If I juxtapose my current writing with my past writing, I notice change. Yes, I know more words but my writing style has also changed. But it is not as if I awoke one day to discover a new me. Change is never abrupt but gradual. Now, I find myself struggling to establish a transition between one sentence and another. Not too long ago, words were an endless lucid stream of rawness, of jejune fancies, instantiated instantly.
Yet there is repetition but also, there is difference. Perhaps this is Nietzsche’s eternal recurrence. Yes, things do seem to repeat themselves, there does exist a resemblance between events but they are different. The difference may not be innate, i.e., embedded in the essence of a thing, but it is immanent; the difference is a result of an interpretation by the intellect, and this difference is internalized by it (it becomes an attribute of the thing). Thus occurrences are similar but not alike; sameness and similarity are an inadéquation.
To say that life follows a cycle is to abrogate liberty, i.e., ‘free will’. It is more exact or prudent to say that events can be described by cycles. This may seem to be pure semantics, but it shares in the dichotomy of a square always being a rectangle but not vice versa. In the end, I suspect liberty exists to a certain extent as does desire, i.e., that which lies outside of our control and observes laws. I also suspect liberty and will are commensurate.
My life can be interpreted as following a multitude of patterns. It may seem the cardinal interpretation is escapism. Superficially, I have attempted to escape the world – home. But I do not know the world; what I do know is myself. And what I do know of the world is through the lense of my self. Perhaps Apollo was correct in commanding “Γνώθι σεαυτόν” which seems more profound than Christ’s “Love one another”. The existence of the self is taken a priori and from “Cogito ergo sum” everything follows. If you do not know yourself, how can you know anything?
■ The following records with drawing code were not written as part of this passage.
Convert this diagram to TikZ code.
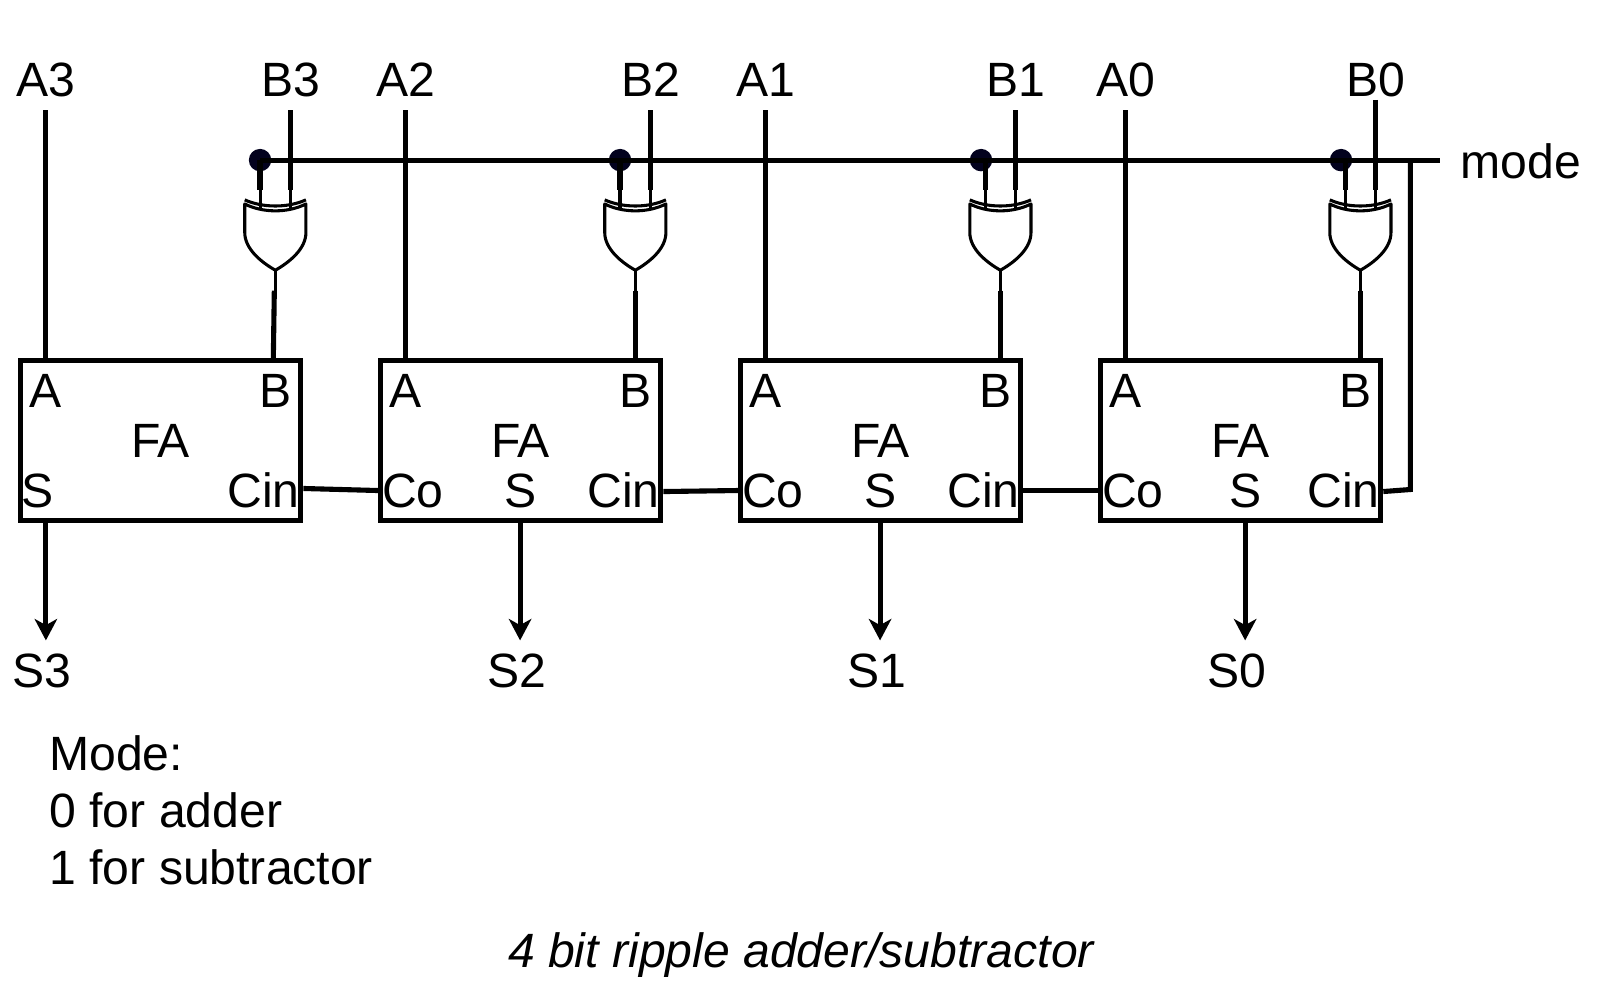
\documentclass[tikz,border=0pt]{standalone}
\usepackage{fontspec}
\setmainfont{Liberation Sans}
\usetikzlibrary{arrows.meta}
\definecolor{dotnavy}{HTML}{03021E}
\tikzset{
  wire/.style={line width=2.5pt},
  thinwire/.style={line width=1.5pt},
  fabox/.style={draw,line width=2.5pt,minimum width=137.5pt,minimum height=78.7pt,inner sep=0pt},
  txt/.style={font=\fontsize{23.6}{28}\selectfont,inner sep=0pt,anchor=base},
  tapdot/.style={circle,fill=dotnavy,minimum size=11pt,inner sep=0pt}
}
\begin{document}
\begin{tikzpicture}[x=0.5pt,y=-0.5pt]
      \useasboundingbox (0,0) rectangle (1568,981.6);

      % the four stages, left to right
      \foreach \n/\l/\g/\dx/\btop/\sx/\ix/\ox in {3/20/270/255/108/45/269/268,2/373/623/608/108/510/623/623,1/726/981/962/108/863/981/981,0/1079/1334/1315/98/1221/1334/1334}
      {
        \def\ax{\l+25}
        \node[fabox] (fa\n) at (\l+137.5,432) {};

        \node[txt] (la\n) at (\ax,400) {A};
        \node[txt] (lb\n) at (\l+250,400) {B};
        \node[txt] (lf\n) at (\l+137.5,448.5) {FA};
        \node[txt] (lc\n) at (\l+238.5,497.5) {Cin};

        % inputs
        \node[txt] (ina\n) at (\ax,95) {A\n};
        \node[txt] (inb\n) at (\g+15,95) {B\n};
        \coordinate (ta\n) at (\ax,108);
        \draw[wire] (ta\n) -- (\ax,353);

        % xor gate
        \draw[thinwire] (\g-30,196) .. controls (\g-12,204) and (\g+12,204) .. (\g+30,196);
        \draw[thinwire,line join=round] (\g-30,200) .. controls (\g-12,209) and (\g+12,209) .. (\g+30,200)
          -- (\g+30,228) .. controls (\g+30,244) and (\g+14,257) .. (\g,265)
          .. controls (\g-14,257) and (\g-30,244) .. (\g-30,228) -- cycle;

        \node[tapdot] (dot\n) at (\dx,157) {};
        \draw[wire] (\g-15,157) -- (\g-15,186);
        \draw[thinwire] (\g-15,186) -- (\g-15,205);
        \draw[wire] (\g+15,\btop) -- (\g+15,186);
        \draw[thinwire] (\g+15,186) -- (\g+15,205);

        \draw[thinwire] (\g,265) -- (\g,285);
        \draw[wire] (\ix,285) -- (\ox,353);

        % sum outputs
        \draw[wire,-{Stealth[length=10.5pt,width=11pt,inset=3pt]}] (\sx,511) -- (\sx,628);
      }

      \node[txt] (lsum3) at (37,497.5) {S};
      \node[txt] (lco2) at (405,497.5) {Co};
      \node[txt] (lsum2) at (510,497.5) {S};
      \node[txt] (lco1) at (758,497.5) {Co};
      \node[txt] (lsum1) at (863,497.5) {S};
      \node[txt] (lco0) at (1111,497.5) {Co};
      \node[txt] (lsum0) at (1221,497.5) {S};

      \node[txt] (outs3) at (41,674) {S3};
      \node[txt] (outs2) at (507,674) {S2};
      \node[txt] (outs1) at (860,674) {S1};
      \node[txt] (outs0) at (1213,674) {S0};

      % carry chain
      \draw[wire] (fa3.east |- 0,479) -- (fa2.west |- 0,481);
      \draw[wire] (fa2.east |- 0,482) -- (fa1.west |- 0,481);
      \draw[wire] (fa1.east |- 0,481) -- (fa0.west |- 0,481);

      % mode line
      \node[txt,anchor=base west] (mode) at (1432,175) {mode};
      \coordinate (modeend) at (1412,157);
      \draw[wire] (dot3.center) -- (modeend);
      \draw[wire] (1383,157) -- (1383,480) -- (fa0.east |- 0,482);

      \node[txt,anchor=base west] (note1) at (48,756) {Mode:};
      \node[txt,anchor=base west] (note2) at (48,811) {0 for adder};
      \node[txt,anchor=base west] (note3) at (48,867) {1 for subtractor};
      \node[txt,font=\fontsize{23.6}{28}\selectfont\itshape] (title) at (785.5,949) {4 bit ripple adder/subtractor};
\end{tikzpicture}
\end{document}
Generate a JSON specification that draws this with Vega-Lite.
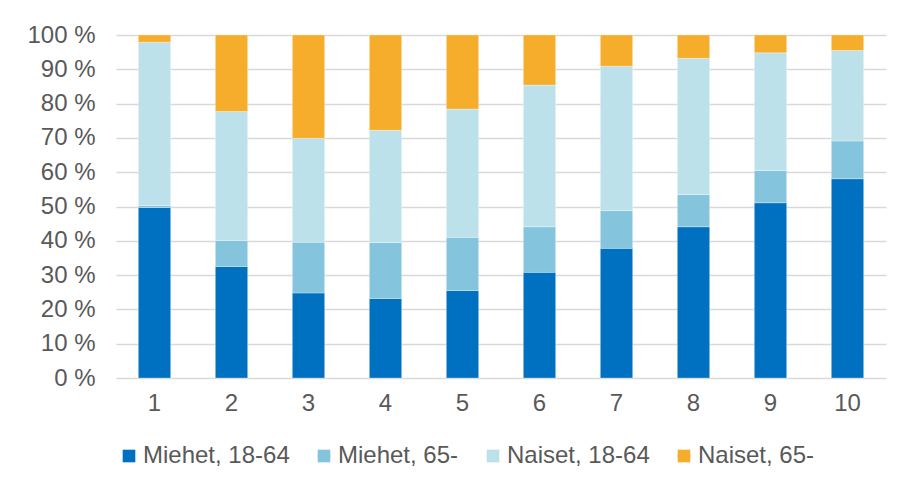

Thus, a fortiori, knowing yourself is essential.
But there is nothing more terrifying than knowing oneself too intimately. Again, Apollo commands us to know ourselves but without excess. It is good to know yourself, but it is evil to know yourself in excess for then the mysery of existence follows. How terrifying to discover that man is a rock, that humanity is a world of anonymous universes spiriling but never connecting, meaningfully.
The intercourse between these universes produces false illusions arising from the nature of language, one allowing for false communications. Only misunderstandings exist between them, for they are interpretations of interpretations of interpretations, etc. A sign signals a thing but at one point, the signifier becomes a symbol, a world unto itself, a new reality.
Travelling is a fool’s paradise. Our first journeys discover to us the indifference of places. At home I dream that at Naples, at Rome, I can be intoxicated with beauty, and lose my sadness. I pack my trunk, embrace my friends, embark on the sea, and at last wake up in Naples, and there beside me is the stern fact, the sad self, unrelenting, identical, that I fled from.
And this captures perfectly the crux of the matter. The ubication is not the issue, but the self. A change in venue is a temporarily confusion, a provisional distraction but when the mind recollects itself, the situation returns, i.e., the sad self. Also, I am not exactly sad, I am a pensive being and herein lies the dilemma.
And the quote also alludes to the disconnexion of man from everything. Though he interacts (in what sense?) with the world, it is never directly or truthfully. It is always through the medium of something else.